Really too small a piece of textile art to be named, it is more a sample within this series, really. Having photographed for the record, I’ll send it to this year’s SAQA Spotlight Auction at the April SAQA conference. The finished piece only has to be only 6″ x 8″ and they’ll mount each in a cardboard mount in a cellophane bag showing only 4 1/2″ x 6 1/2″. Small purple leather circles, sueded side up (stronger brighter colour) have been sewn down onto flouro green fabric, using really bright flouro red/orange thread. Under the electron microscope everything appears only in shades of grey, and the usually bright colours we see in all kinds of representations of the corona virus module that causes Covid-19 are all added by the artist or technician in control of the image to make them clearer to viewers.

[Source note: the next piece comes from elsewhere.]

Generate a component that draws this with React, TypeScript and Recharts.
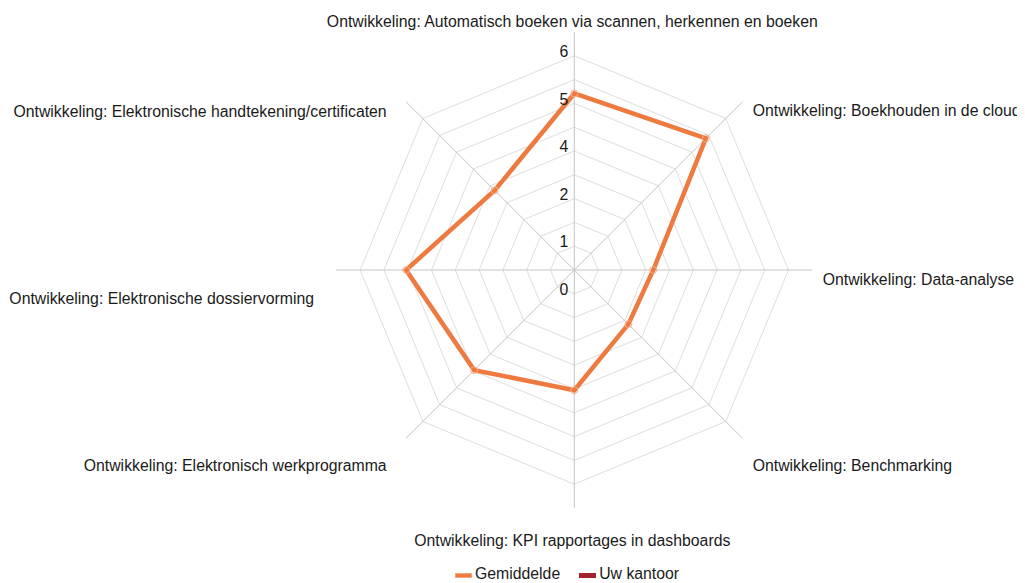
import React from 'react';
import { RadarChart, Radar, PolarGrid, PolarAngleAxis, PolarRadiusAxis, Legend } from 'recharts';

const categories = [
  'Ontwikkeling: Automatisch boeken via scannen, herkennen en boeken',
  'Ontwikkeling: Boekhouden in de cloud',
  'Ontwikkeling: Data-analyse',
  'Ontwikkeling: Benchmarking',
  'Ontwikkeling: KPI rapportages in dashboards',
  'Ontwikkeling: Elektronisch werkprogramma',
  'Ontwikkeling: Elektronische dossiervorming',
  'Ontwikkeling: Elektronische handtekening/certificaten',
];
const gemiddelde = [4.45, 4.69, 1.99, 1.93, 3.03, 3.57, 4.24, 2.84];
const seriesNames = ['Gemiddelde', 'Uw kantoor'];
const seriesColors = ['#EE7A40', '#A3222B'];
const radiusTicks = [0, 1.2, 2.4, 3.6, 4.8, 6];
const ringValues = [0.6, 1.2, 1.8, 2.4, 3.0, 3.6, 4.2, 4.8, 5.4];
const radiusDomain = [0, 6];

const data = categories.map((c, i) => ({ subject: c, gemiddelde: gemiddelde[i] }));

const OUTER = 238;
const FONT = '"Liberation Sans", Arial, Helvetica, sans-serif';

const labelOffsets: [number, number][] = [
  [-2, 2.5],
  [4.5, 20],
  [2.4, 15],
  [4.5, 27],
  [-2, 30],
  [-13.7, 27],
  [-14.3, 34],
  [-13.7, 21],
];

const AngleTick = (props: any) => {
  const { x, y, payload, index, textAnchor } = props;
  const off = labelOffsets[index] || [0, 0];
  return (
    <text x={x + off[0]} y={y + off[1]} textAnchor={textAnchor} fill="#1a1a1a" fontSize={15.8} fontFamily={FONT}>
      {payload.value}
    </text>
  );
};

const RadiusTick = (props: any) => {
  const { x, y, payload } = props;
  return (
    <text x={x - 6} y={y + 25} textAnchor="end" fill="#1a1a1a" fontSize={15.8} fontFamily={FONT}>
      {Math.round(payload.value)}
    </text>
  );
};

const LegendContent = () => (
  <div style={{ display: 'flex', alignItems: 'center', fontFamily: FONT, fontSize: 15.8, lineHeight: '16px', color: '#1a1a1a', whiteSpace: 'nowrap' }}>
    {seriesNames.map((n, i) => (
      <span key={n} style={{ display: 'inline-flex', alignItems: 'center', marginRight: 19 }}>
        <span style={{ display: 'inline-block', width: 17, height: 5, background: seriesColors[i], marginRight: 3, marginTop: 3, boxSizing: 'border-box', border: i === 0 ? '1px solid #F3A57C' : 'none' }} />
        {n}
      </span>
    ))}
  </div>
);

export default function App() {
  const ringRadii = ringValues.map((v) => (v / radiusDomain[1]) * OUTER);
  return (
    <RadarChart width={1017} height={575} data={data} cx={566.3} cy={262} outerRadius={OUTER} margin={{ top: 0, right: 0, bottom: 0, left: 0 }}>
      <PolarGrid gridType="polygon" radialLines={false} polarRadius={ringRadii} stroke="#dedede" strokeWidth={1} />
      <PolarGrid gridType="polygon" radialLines={true} polarRadius={[]} stroke="#c4c4c4" strokeWidth={1} />
      <PolarAngleAxis dataKey="subject" tick={AngleTick} tickLine={false} axisLine={false} />
      <PolarRadiusAxis angle={90} domain={radiusDomain} ticks={radiusTicks} tick={RadiusTick} axisLine={false} tickLine={false} />
      <Radar
        name={seriesNames[0]}
        dataKey="gemiddelde"
        stroke={seriesColors[0]}
        strokeWidth={4.5}
        fill="none"
        fillOpacity={0}
        dot={{ r: 3.5, fill: seriesColors[0], stroke: '#F5B08A', strokeWidth: 1 }}
        isAnimationActive={false}
      />
      <Legend content={LegendContent} wrapperStyle={{ position: 'absolute', left: 447, top: 558, width: 'auto' }} />
    </RadarChart>
  );
}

Tiny Landscapes Topstitching Done

January 18th, 2021
Little landscapes, topstitched.

I estimate that the fabric scraps selection, cutting, bonding and topstitching has taken at least an hour for each of the 24 landscapes. From here there is probably another hour’s work on each one, hand drawing certain motifs and patterns, and what I’ve decided to do about the edges. It’s conceivable I might mess at least one up and need to replace that segment …

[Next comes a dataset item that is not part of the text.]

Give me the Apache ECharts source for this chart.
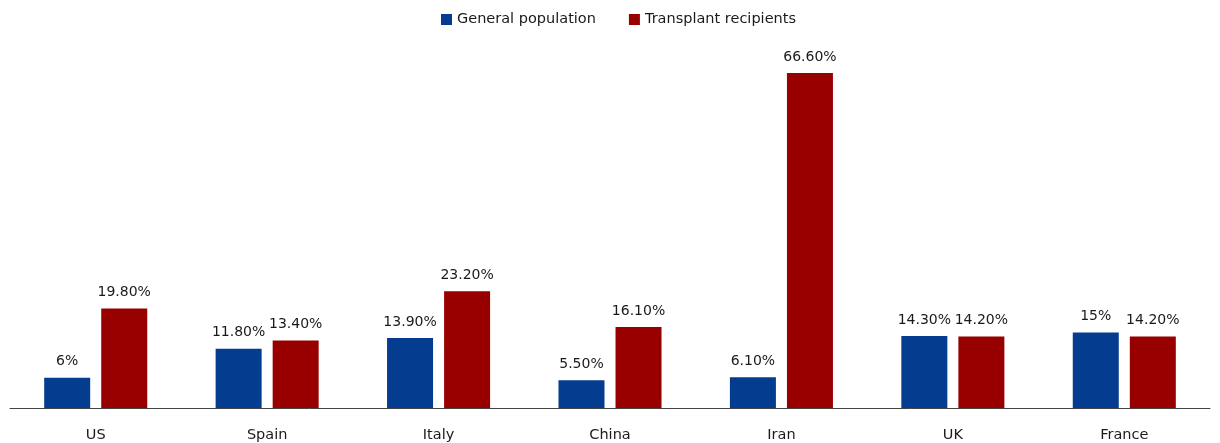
<!DOCTYPE html>
<html><head><meta charset="utf-8">
<script src="https://cdn.jsdelivr.net/npm/echarts@6/dist/echarts.min.js"></script>
<style>html,body{margin:0;padding:0;background:#fff}#c{width:1220px;height:443px}</style>
</head><body><div id="c"></div>
<script>
const categories = ["US","Spain","Italy","China","Iran","UK","France"];
const generalPopulation = [6, 11.8, 13.9, 5.5, 6.1, 14.3, 15];
const transplantRecipients = [19.8, 13.4, 23.2, 16.1, 66.6, 14.2, 14.2];
const generalLabels = ["6%","11.80%","13.90%","5.50%","6.10%","14.30%","15%"];
const transplantLabels = ["19.80%","13.40%","23.20%","16.10%","66.60%","14.20%","14.20%"];

const chart = echarts.init(document.getElementById('c'));
const labelStyle = {show:true, position:'top', distance:9, fontFamily:'DejaVu Sans', fontSize:14, color:'#1a1a1a'};
chart.setOption({
  animation:false,
  legend:{top:7, left:436, itemWidth:11, itemHeight:11, itemGap:33,
    textStyle:{fontFamily:'DejaVu Sans', fontSize:14.5, color:'#1a1a1a'}, icon:'rect'},
  grid:{left:10, right:10, top:56, bottom:35},
  xAxis:{type:'category', data:categories,
    axisLine:{lineStyle:{color:'#444', width:1}}, axisTick:{show:false},
    axisLabel:{fontFamily:'DejaVu Sans', fontSize:14.5, color:'#1a1a1a', margin:20}},
  yAxis:{type:'value', min:0, max:70, show:false, splitLine:{show:false}},
  series:[
    {name:'General population', type:'bar', data:generalPopulation, barWidth:46, barGap:'24%',
     itemStyle:{color:'#043c8f'},
     label:Object.assign({}, labelStyle, {formatter:p=>generalLabels[p.dataIndex]})},
    {name:'Transplant recipients', type:'bar', data:transplantRecipients, barWidth:46,
     itemStyle:{color:'#980000'},
     label:Object.assign({}, labelStyle, {formatter:p=>transplantLabels[p.dataIndex]})}
  ]
});
</script></body></html>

So for the next couple of days I’ll be thinking about the necessary quilting, and how I’m going to treat the border of the quilt. I’m about 1/3 way through an absorbing book, Isobel Wilkerson’s “Caste: the Origins of Our Discontents” on how concepts of caste and racism in the USA stretch right back to the earliest colonists. Just as well it’s long, I have hours to go.

Tiny Landscapes Continued

January 16th, 2021
L – sample for bonded landscapes
R- sample of abandoned pieced units, see previous post.

Since starting afresh with my Aussie landscapes, in the last three days I’ve spent many hours bonding fiddly little segments of 24 little landscapes into place on their black background. (The stitching is a temporary guide to placement in the grid layout.) Each landscape is approx 7cm x 7cm, and tweezers and patience were absolutely essential! This morning I’ll start stitching them all down before moving to the next stage of hand drawn details.

Three segmented landscapes ~7cm x 7cm; bonded to black.

With a black background, I’m no longer sure that “Girt By Sea” is an appropriate title. Of course, I might end up bonding or stitching something watery on the black, so that’s still a possibility, but all depends on how it goes from here.

I generally mull over title possibilities as I work. I know what I want my art to say, and believe a good title is the only statement a piece needs. I haven’t looked at the entry form yet, but there’s probably a required statement, which is never a bother for me. So I’ve begun a list of other possible titles, so far noting words and phrases from certain Dorothy MacKellar and Caroline J Carleton poems. I’m sure I’ll know the perfect one when I see it beside the completed work.